We know how to handle the limitations of physical spaces. Nobody would have the idea to go to a club to meditate or to listen to classical music. However, tt becomes much more difficult, if we expand the meaning of “space” to also include people.
If we have an issue that is important to us, and that we need to, yes have to, discuss urgently with our partner – how do we proceed? Well, often we do a “surprise attack” on our partner – without even for a moment analyzing if our partner is really receptive for what is important to us. Our will is there, loud and strong, but maybe the space (in this case our partner) is not open. Then nothing constructive can come out of this.
This happens in partnerships, in work situations, actually in all kinds of communication.
Can I perceive if the space of my partner, of the person that I want to interact with, is receptive of my will, or is it too narrow, too limited?

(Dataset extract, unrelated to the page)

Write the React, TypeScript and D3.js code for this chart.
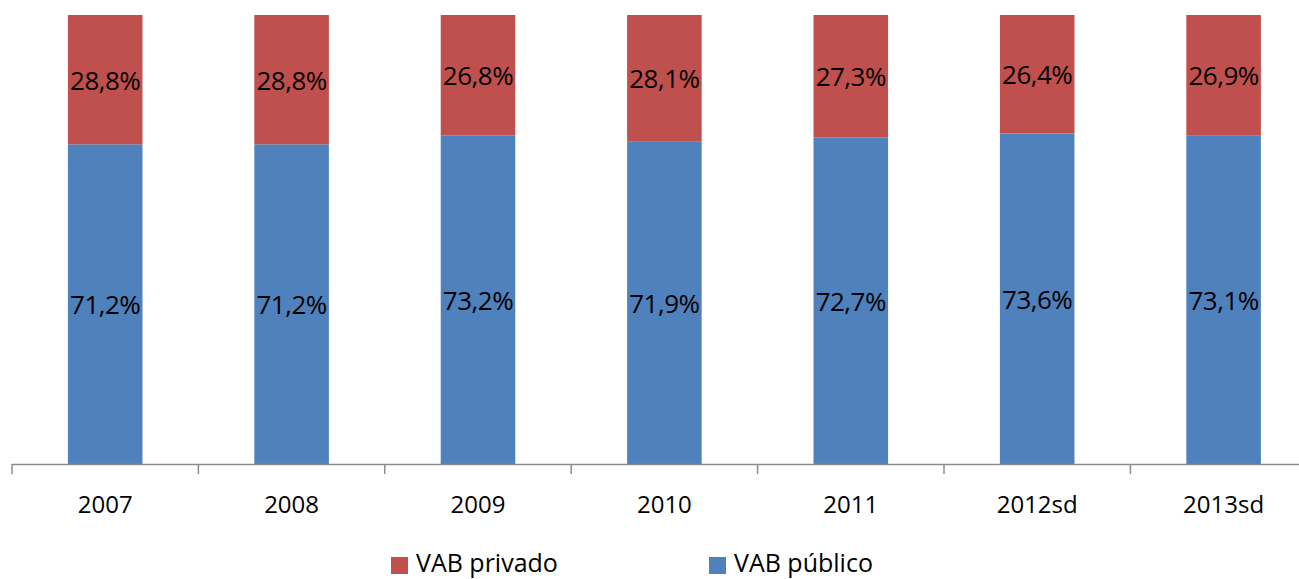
import React from "react";
import * as d3 from "d3";

const categories = ["2007", "2008", "2009", "2010", "2011", "2012sd", "2013sd"];
const vabPublico = [71.2, 71.2, 73.2, 71.9, 72.7, 73.6, 73.1];
const vabPrivado = [28.8, 28.8, 26.8, 28.1, 27.3, 26.4, 26.9];
const seriesNames = ["VAB privado", "VAB público"];
const colors = ["#C0504D", "#4F81BD"];

const W = 1299;
const H = 579;
const FONT = "'Open Sans', sans-serif";

export default function App() {
  const x = d3
    .scaleBand<string>()
    .domain(categories)
    .range([12, 12 + 186.4 * categories.length])
    .paddingInner(0.6)
    .paddingOuter(0.3);
  const y = d3.scaleLinear().domain([0, 100]).range([464, 15]);
  const fmt = (v: number) => v.toFixed(1).replace(".", ",") + "%";
  const step = x.step();
  const x0 = 12;
  const ticks = d3.range(categories.length + 1).map((i) => x0 + i * step);

  return (
    <svg
      width={W}
      height={H}
      style={{ position: "absolute", left: 0, top: 0, background: "#fff" }}
      fontFamily={FONT}
    >
      {categories.map((c, i) => {
        const bx = x(c)!;
        const bw = x.bandwidth();
        const pub = vabPublico[i];
        const pri = vabPrivado[i];
        return (
          <g key={c}>
            <rect x={bx} y={y(pub)} width={bw} height={y(0) - y(pub)} fill={colors[1]} />
            <rect x={bx} y={y(pub + pri)} width={bw} height={y(pub) - y(pub + pri)} fill={colors[0]} />
            <text
              x={bx + bw / 2}
              y={(y(0) + y(pub)) / 2}
              textAnchor="middle"
              dominantBaseline="central"
              fontSize={26}
              letterSpacing={-0.5}
              fill="#000"
            >
              {fmt(pub)}
            </text>
            <text
              x={bx + bw / 2}
              y={(y(pub) + y(pub + pri)) / 2}
              textAnchor="middle"
              dominantBaseline="central"
              fontSize={26}
              letterSpacing={-0.5}
              fill="#000"
            >
              {fmt(pri)}
            </text>
            <text
              x={bx + bw / 2}
              y={503}
              textAnchor="middle"
              dominantBaseline="central"
              fontSize={24}
              fill="#000"
            >
              {c}
            </text>
          </g>
        );
      })}
      <line x1={x0} x2={x0 + step * categories.length} y1={464.5} y2={464.5} stroke="#8C8C8C" strokeWidth={1.5} />
      {ticks.map((t, i) => (
        <line key={i} x1={t} x2={t} y1={464} y2={474} stroke="#8C8C8C" strokeWidth={1.5} />
      ))}
      {seriesNames.map((s, i) => {
        const lx = [391, 709][i];
        return (
          <g key={s}>
            <rect x={lx} y={557} width={17} height={17} fill={colors[i]} />
            <text x={lx + 25} y={572} fontSize={25} fill="#000">
              {s}
            </text>
          </g>
        );
      })}
    </svg>
  );
}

And if it is too limited, what does that mean? Should I give up in frustration? Or does the possibility exist to wait for a better situation when it is more fitting, when the space can carry more? Or can I do something in order to relax the space, to prepare it, in order to allow it to grow? Or – which is often the case – do I do the opposite, do I reduce the space?
What is the situation on my dance floor?
My earlier teacher used the beautiful metaphor of the dance floor: we all dream that we can dance through our lives, full of joy and ease. But are we conscious of the status of our dance floor? Please don’t get me wrong: I am not talking about withdrawing to the Canadian wilderness in order to dance without being disturbed (except maybe by grizzly bears). No, it is normal that there are other dancers on the dance floor, this is how it should be. The question is only: with our actions, our activities – are we also conscious of the dance floor, are we taking care that it does not get too full? Or do we on the one hand intend to dance freely, but on the other hand fill up the dance floor? To then wonder why we are getting more and more stressed? As already mentioned, a club is not the right place to listen to classical music.